There is also a fair amount of environmental protection programs at the government level for specific areas: the Baikal lake, the Volga river, natural reserves…

What about industrial players?

They are making steps in the right direction, and there are several reasons for this. First, Russian companies must meet ‘greener’ standards when competing on international markets. There are several examples of this in the metallurgical industry. 

Second, foreign shareholders tend to demand a more attentive attitude to sustainability issues. This is especially the case with internationally-listed companies as well as with certain sectors such as gold mining. 

Another factor is that many Russian companies are located in mono-industry cities, with one or several hundreds of thousand inhabitants. In these ‘goroda-sputniki’  there is growing feeling of a corporate responsibility for people’s health. 
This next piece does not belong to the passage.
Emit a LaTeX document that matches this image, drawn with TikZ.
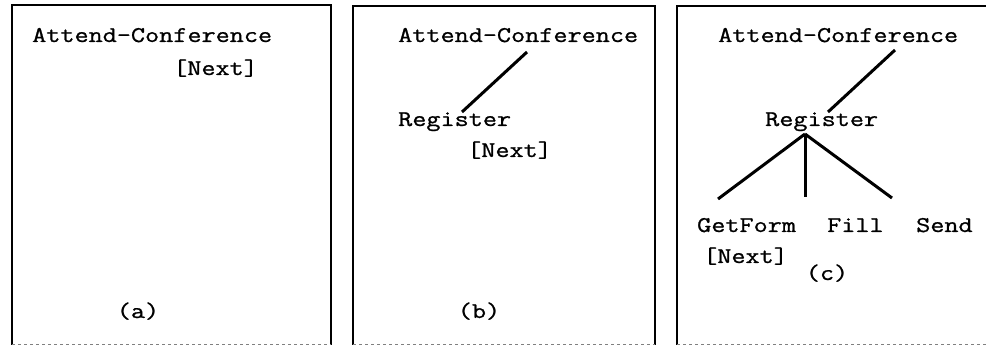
\documentclass[tikz,border=0pt]{standalone}
\usepackage{fontspec}
\newfontfamily\typewriter[FakeBold=0.9]{Latin Modern Mono}

\newcommand{\squash}[1]{\scalebox{1}[0.82]{#1}}

\begin{document}
\begin{tikzpicture}[x=1pt,y=-1pt,
        lbl/.style={font=\typewriter\fontsize{27.4}{30}\selectfont, inner sep=0pt, anchor=base west},
        panelname/.style={lbl, anchor=base},
        link/.style={line width=3pt},
        frame/.style={line width=2.5pt},
        rim/.style={gray, dashed, line width=1pt}]
    \useasboundingbox (0,0) rectangle (986,347);

    % the three frames
    \draw[frame] (12,345) |- (331,5) -- (331,345);
    \draw[frame] (353,345) |- (655,6) -- (655,345);
    \draw[frame] (677,345) |- (992,6);
    \draw[rim] (12,345) -- (331,345);
    \draw[rim] (353,345) -- (655,345);
    \draw[rim] (677,345) -- (992,345);

    % (a)
    \node[lbl] (attA) at (32,42) {\squash{Attend-Conference}};
    \node[lbl] (nextA) at (173,75) {\squash{[Next]}};
    \node[panelname] (nameA) at (138,318) {\squash{(a)}};

    % (b)
    \node[lbl] (attB) at (398,42) {\squash{Attend-Conference}};
    \node[lbl] (regB) at (398,126) {\squash{Register}};
    \node[lbl] (nextB) at (467,157) {\squash{[Next]}};
    \node[panelname] (nameB) at (479,318) {\squash{(b)}};
    \draw[link] ([shift={(129,10)}]attB.base west) -- ([shift={(64,-14)}]regB.base west);

    % (c)
    \node[lbl] (attC) at (718,42) {\squash{Attend-Conference}};
    \node[lbl] (regC) at (765,126) {\squash{Register}};
    \node[lbl] (getC) at (697,232) {\squash{GetForm}};
    \node[lbl] (fillC) at (827,232) {\squash{Fill}};
    \node[lbl] (sendC) at (916,232) {\squash{Send}};
    \node[lbl] (nextC) at (703,263) {\squash{[Next]}};
    \node[panelname] (nameC) at (827,280) {\squash{(c)}};
    \draw[link] ([shift={(177,8)}]attC.base west) -- ([shift={(63,-14)}]regC.base west);
    \coordinate (fork) at ([shift={(40,8)}]regC.base west);
    \draw[link] (fork) -- ([shift={(21,-33)}]getC.base west);
    \draw[link] (fork) -- ([shift={(-22,-35)}]fillC.base west);
    \draw[link] (fork) -- ([shift={(-24,-34)}]sendC.base west);
\end{tikzpicture}
\end{document}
Last but not least, there is a growing understanding that green is not contradictory to business, that efficiency can be combined with impact. And innovation is key to this. 
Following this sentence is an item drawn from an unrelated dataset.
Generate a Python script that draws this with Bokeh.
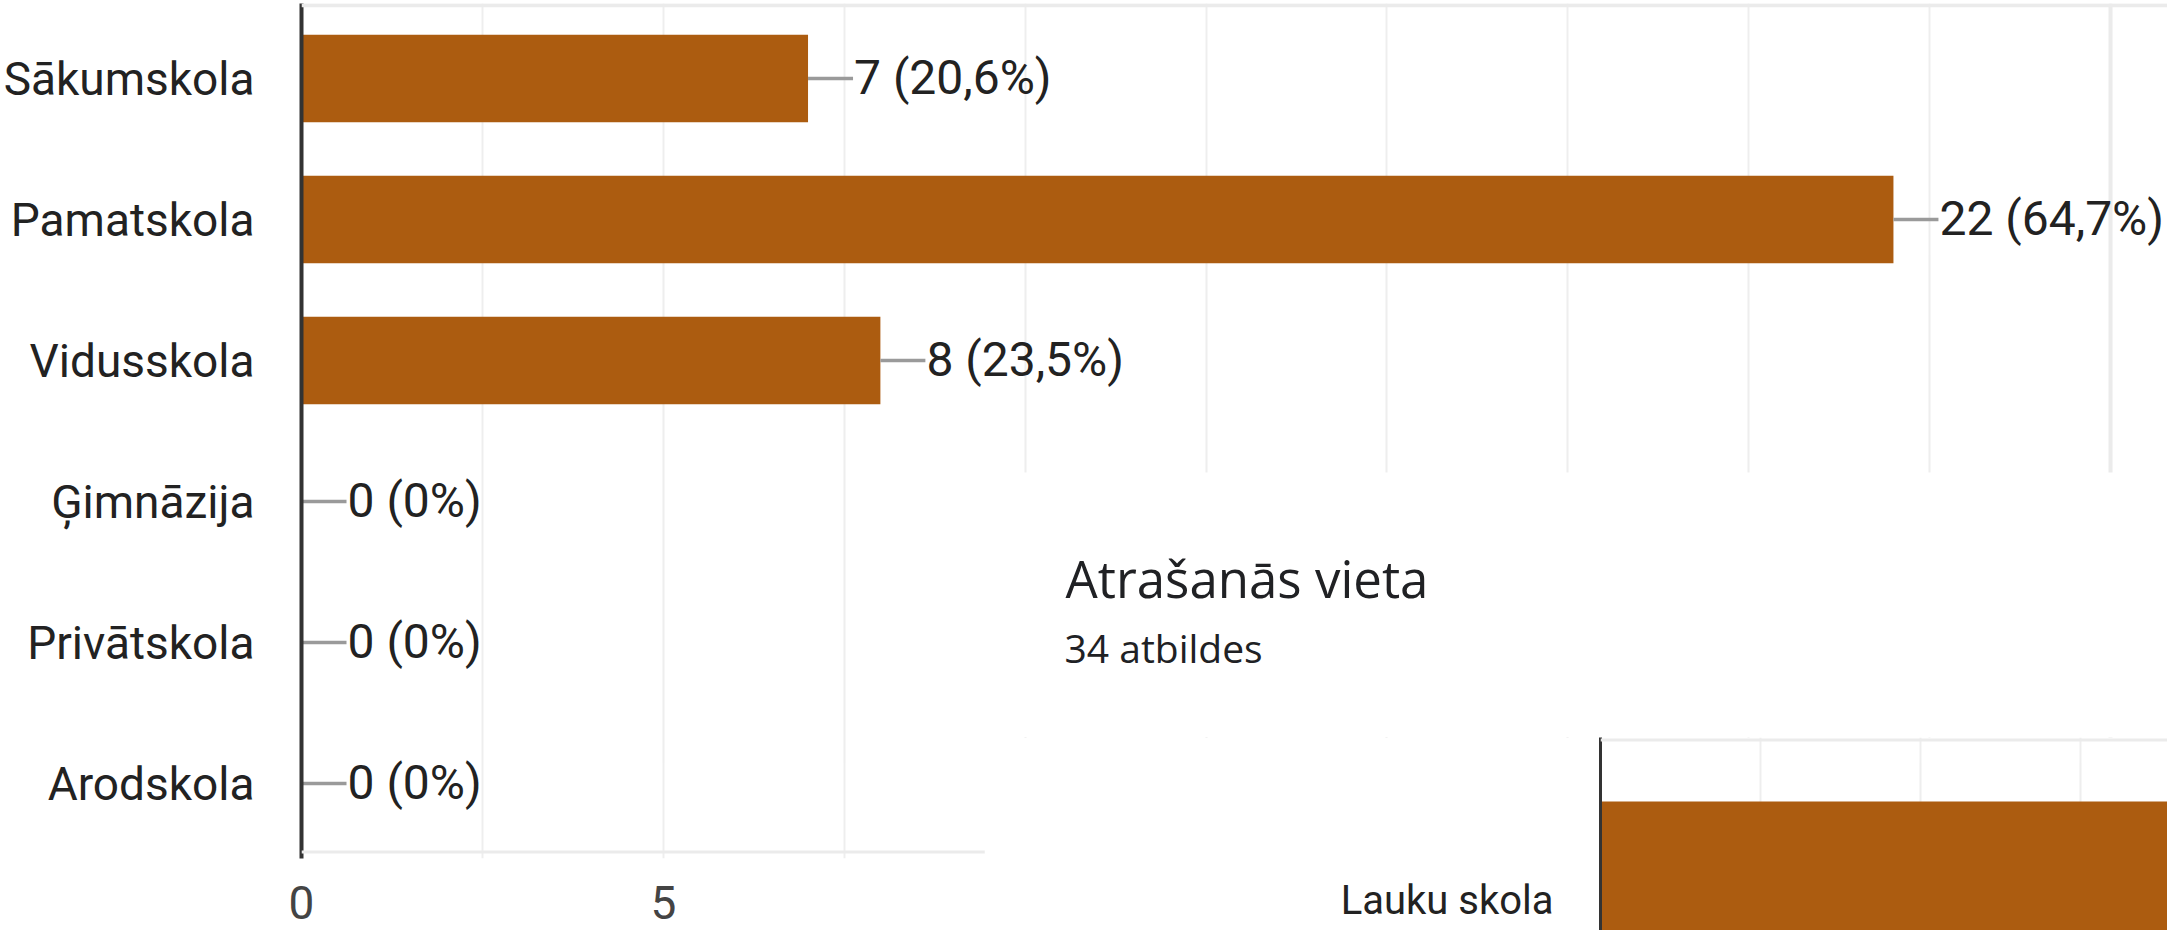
from bokeh.plotting import figure
from bokeh.layouts import column
from bokeh.models import (ColumnDataSource, FixedTicker, Range1d, FactorRange,
                          Label, LabelSet, GridBox, Span)
from bokeh.core.properties import value
from bokeh.embed import file_html
from bokeh.resources import INLINE

# ---------------- data ----------------
categories = ["Sākumskola", "Pamatskola", "Vidusskola", "Ģimnāzija", "Privātskola", "Arodskola"]
counts = [7, 22, 8, 0, 0, 0]
value_labels = ["7 (20,6%)", "22 (64,7%)", "8 (23,5%)", "0 (0%)", "0 (0%)", "0 (0%)"]
x_ticks = [0, 5]   # the tick labels that are visible (the rest are hidden by the overlay)

location_title = "Atrašanās vieta"
location_subtitle = "34 atbildes"
location_categories = ["Lauku skola"]
location_counts = [20]  # estimate: bar runs past the visible area

BAR = "#ac5c10"
FONT = value("Roboto")

# ---------------- main chart ----------------
src = ColumnDataSource(dict(cat=categories, val=counts, lab=value_labels))

PXU = 72.4          # px per unit on x
BAND = 141.0        # px per category band
W1, H1 = 2167, 930
LEFT1, TOP1, BOTTOM1 = 300, 3, 72
PAD = 4.5 / BAND

p1 = figure(width=W1, height=H1,
            y_range=FactorRange(factors=list(reversed(categories)),
                                range_padding=PAD, range_padding_units="absolute"),
            x_range=Range1d(0, (W1 - LEFT1) / PXU),
            output_backend="svg", toolbar_location=None,
            min_border_left=LEFT1, min_border_right=0,
            min_border_top=TOP1, min_border_bottom=BOTTOM1)
p1.background_fill_color = "white"
p1.border_fill_color = "white"
p1.outline_line_color = None

p1.xgrid.ticker = FixedTicker(ticks=[2.5 * i for i in range(11)])
p1.xgrid.grid_line_color = "#eeeeee"
p1.xgrid.grid_line_width = 2
p1.ygrid.grid_line_color = None
p1.add_layout(Span(location=25, dimension="height", line_color="#ebebeb", line_width=4))
p1.add_layout(Span(location=len(categories) + 0.02, dimension="width",
                   line_color="#ebebeb", line_width=4))
p1.add_layout(Span(location=0.014, dimension="width", line_color="#ebebeb", line_width=3))

p1.hbar(y="cat", right="val", left=0, height=0.62, source=src,
        fill_color=BAR, line_color=None)
p1.ray(x="val", y="cat", length=45, length_units="screen", angle=0,
       line_color="#9a9a9a", line_width=3.5, source=src)
p1.add_layout(LabelSet(x="val", y="cat", text="lab", source=src, x_offset=46, y_offset=1,
                       text_baseline="middle", text_align="left",
                       text_font=FONT, text_font_size="48px", text_color="#222222"))

xa = p1.xaxis[0]
xa.ticker = FixedTicker(ticks=x_ticks)
xa.axis_line_color = None
xa.major_tick_line_color = None
xa.minor_tick_line_color = None
xa.major_label_standoff = 21
xa.major_label_text_line_height = 0.8
xa.major_label_text_font = "Roboto"
xa.major_label_text_font_size = "46px"
xa.major_label_text_color = "#444444"

ya = p1.yaxis[0]
ya.axis_line_color = "#333333"
ya.axis_line_width = 4
ya.major_tick_line_color = None
ya.minor_tick_line_color = None
ya.major_label_standoff = 41
ya.major_label_text_font = "Roboto"
ya.major_label_text_font_size = "46px"
ya.major_label_text_color = "#222222"

# ---------------- overlay: heading of the second question ----------------
OX, OY = 984, 472
W2 = W1 - OX
HA = 265
p2a = figure(width=W2, height=HA, x_range=Range1d(0, W2), y_range=Range1d(HA, 0),
             x_axis_location=None, y_axis_location=None,
             output_backend="svg", toolbar_location=None,
             min_border_left=0, min_border_right=0, min_border_top=0, min_border_bottom=0)
p2a.background_fill_color = "white"
p2a.border_fill_color = "white"
p2a.outline_line_color = None
p2a.grid.grid_line_color = None
p2a.add_layout(Label(x=81, y=105, text=location_title,
                     text_font="Open Sans", text_font_size="51px", text_color="#202124",
                     text_baseline="alphabetic", text_align="left"))
p2a.add_layout(Label(x=80, y=175, text=location_subtitle,
                     text_font="Open Sans", text_font_size="39px", text_color="#202124",
                     text_baseline="alphabetic", text_align="left"))

# ---------------- overlay: second chart (top part visible) ----------------
HB = H1 - OY - HA
FR_L = 616
PX_X = 64.0
PX_Y = 321.0
y_top = 0.5 + 2.5 / PX_Y
p2b = figure(width=W2, height=HB,
             x_range=Range1d(0, (W2 - FR_L) / PX_X),
             y_range=Range1d(y_top - HB / PX_Y, y_top),
             x_axis_location=None,
             output_backend="svg", toolbar_location=None,
             min_border_left=FR_L, min_border_top=0,
             min_border_right=0, min_border_bottom=0)
p2b.background_fill_color = "white"
p2b.border_fill_color = "white"
p2b.outline_line_color = None

loc_pos = list(range(len(location_categories)))
p2b.xgrid.ticker = FixedTicker(ticks=[2.5, 5, 7.5])
p2b.xgrid.grid_line_color = "#eeeeee"
p2b.xgrid.grid_line_width = 2
p2b.ygrid.grid_line_color = None
p2b.add_layout(Span(location=0.5, dimension="width", line_color="#ebebeb", line_width=3))
p2b.hbar(y=loc_pos, right=location_counts, left=0, height=0.617,
         fill_color=BAR, line_color=None)

ya2 = p2b.yaxis[0]
ya2.ticker = FixedTicker(ticks=loc_pos)
ya2.major_label_overrides = {i: c for i, c in enumerate(location_categories)}
ya2.axis_line_color = "#333333"
ya2.axis_line_width = 3
ya2.major_tick_line_color = None
ya2.minor_tick_line_color = None
ya2.major_label_standoff = 41
ya2.major_label_text_font = "Roboto"
ya2.major_label_text_font_size = "40px"
ya2.major_label_text_color = "#222222"

c1 = column(p1)
c2a = column(p2a)
c2a.margin = (OY, 0, 0, OX)
c2b = column(p2b)
c2b.margin = (OY + HA, 0, 0, OX)

layout = GridBox(children=[(c1, 0, 0), (c2a, 0, 0), (c2b, 0, 0)])

open("out.html", "w").write(file_html(layout, INLINE))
Thus, all key Russian corporations started developing green programs in the 2000s. Here are a few examples:

  • Sibur, the largest Russian chemical company, has developed a sustainable development strategy and publishes annual sustainability reports;
  • Severstal, a global leader in steel and mining, has just had MSCI revise its ESG rating upwards from ‘CCC’ to ‘B;’
  • NLMK, the Russian largest metallurgical companies, positions itself as a leader in sustainability with a dedicated section on their website;
  • The same can be seen withsuch oil majors as Rosneft, Gazpromneft, Tatneft, and others.   
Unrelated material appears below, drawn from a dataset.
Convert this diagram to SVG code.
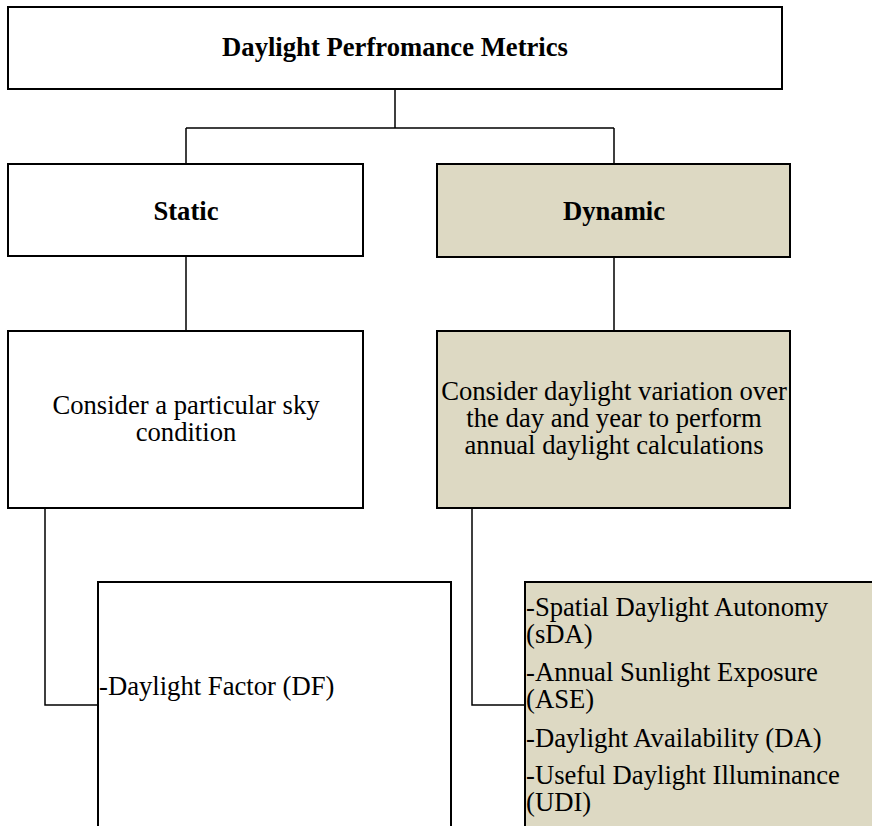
<svg xmlns="http://www.w3.org/2000/svg" width="872" height="826" viewBox="0 0 872 826">
  <style>
    .box { fill: #ffffff; stroke: #000000; stroke-width: 2; }
    .tan { fill: #ddd9c3; }
    .conn { fill: none; stroke: #000000; stroke-width: 1.5; }
    .t { font-family: "Liberation Serif", "Times New Roman", serif; font-size: 26.67px; fill: #000000; }
    .b { font-weight: bold; }
    .c { text-anchor: middle; }
  </style>
  <rect width="872" height="826" fill="#ffffff"/>

  <g id="connectors">
    <path class="conn" d="M395 89 V128 M186 128 H614 M186 128 V164 M614 128 V164" stroke-width="2"/>
    <path class="conn" d="M186 256 V331 M614 257 V331"/>
    <path class="conn" d="M45 508 V705 H98"/>
    <path class="conn" d="M472 508 V705 H525"/>
  </g>

  <g id="metrics">
    <rect class="box" x="8" y="7" width="774" height="82"/>
    <text class="t b c" x="395" y="56">Daylight Perfromance Metrics</text>
  </g>

  <g id="static">
    <rect class="box" x="8" y="164" width="355" height="92"/>
    <text class="t b c" x="186" y="220">Static</text>
  </g>

  <g id="dynamic">
    <rect class="box tan" x="437" y="164" width="353" height="93"/>
    <text class="t b c" x="614" y="220">Dynamic</text>
  </g>

  <g id="static-desc">
    <rect class="box" x="8" y="331" width="355" height="177"/>
    <text class="t c" x="186" y="414">Consider a particular sky</text>
    <text class="t c" x="186" y="441">condition</text>
  </g>

  <g id="dynamic-desc">
    <rect class="box tan" x="437" y="331" width="353" height="177"/>
    <text class="t c" x="614" y="400">Consider daylight variation over</text>
    <text class="t c" x="614" y="427">the day and year to perform</text>
    <text class="t c" x="614" y="454">annual daylight calculations</text>
  </g>

  <g id="static-metrics">
    <rect class="box" x="98" y="582" width="353" height="260"/>
    <text class="t" x="99" y="695">-Daylight Factor (DF)</text>
  </g>

  <g id="dynamic-metrics">
    <rect class="box tan" x="525" y="582" width="360" height="260"/>
    <text class="t" x="526" y="616">-Spatial Daylight Autonomy</text>
    <text class="t" x="526" y="643">(sDA)</text>
    <text class="t" x="526" y="681">-Annual Sunlight Exposure</text>
    <text class="t" x="526" y="708">(ASE)</text>
    <text class="t" x="526" y="747">-Daylight Availability (DA)</text>
    <text class="t" x="526" y="784">-Useful Daylight Illuminance</text>
    <text class="t" x="526" y="811">(UDI)</text>
  </g>
</svg>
Finally, we see that many companies go beyond legal requirements to reduce the negative impact of their activities on the environment. These two things combined — the tightening regulatory framework and voluntary programs — are bringing an impetus to the development of new technologies in this area. We can clearly see that all those activities are not only statements: there is also true action. A part of these programs relies on implementing new technologies, as witnessed by Greentech Startup Booster program.

Biographical note:

Oleg Dubnov, Vice-President and Executive Director at Skolkovo’s Energy Efficiency Cluster, is also a member of the Board of Directors at Russian power company Rosseti. In 2011-2015, he served as Director for Power Engineering in Polyus Gold (2011-2015), where he was in charge of the power supply of upstream assets and power asset management. Previously he was Advisor to the Chairman of the Board at RusHydro, General Director at Far Eastern Energy Management Company, and Executive Director at Unified Energy System of Russia (RAO UES). He engaged in projects related to power engineering restructuring and long-term programs for the Far East electric power systems development.

Editor’s note on Russia’s policies with regards to the Paris Agreement:

Climate Action Tracker (CAT), an international independent scientific analysis that tracks government climate action, gives Russia a rating of “Critically Insufficient” with regards to the agreed Paris Agreement aims of limiting global warming. While conceding it is “more than likely that Russia will achieve both its current Paris Agreement target and its proposed new 2030 target under current policies,” essentially due to the sharp decrease of its emissions in the 1990s, CAT cites “a general lack of action by Russia across the board on climate policy.” In particular, in its newly adopted Energy Strategy to 2035, Russia “continues to focus on expanding its domestic production and consumption of fossil fuels, with a strong emphasis on expanding natural gas exports. Conversely, measures supporting the uptake of renewable energy continue to fall short and Russia is not on track to meet its modest near-term targets.”

In November 2020, President Vladimir Putin signed a decree ordering the Russian government to work towards meeting the Paris Agreement, but stressed any action must be balanced with the need to ensure strong economic development.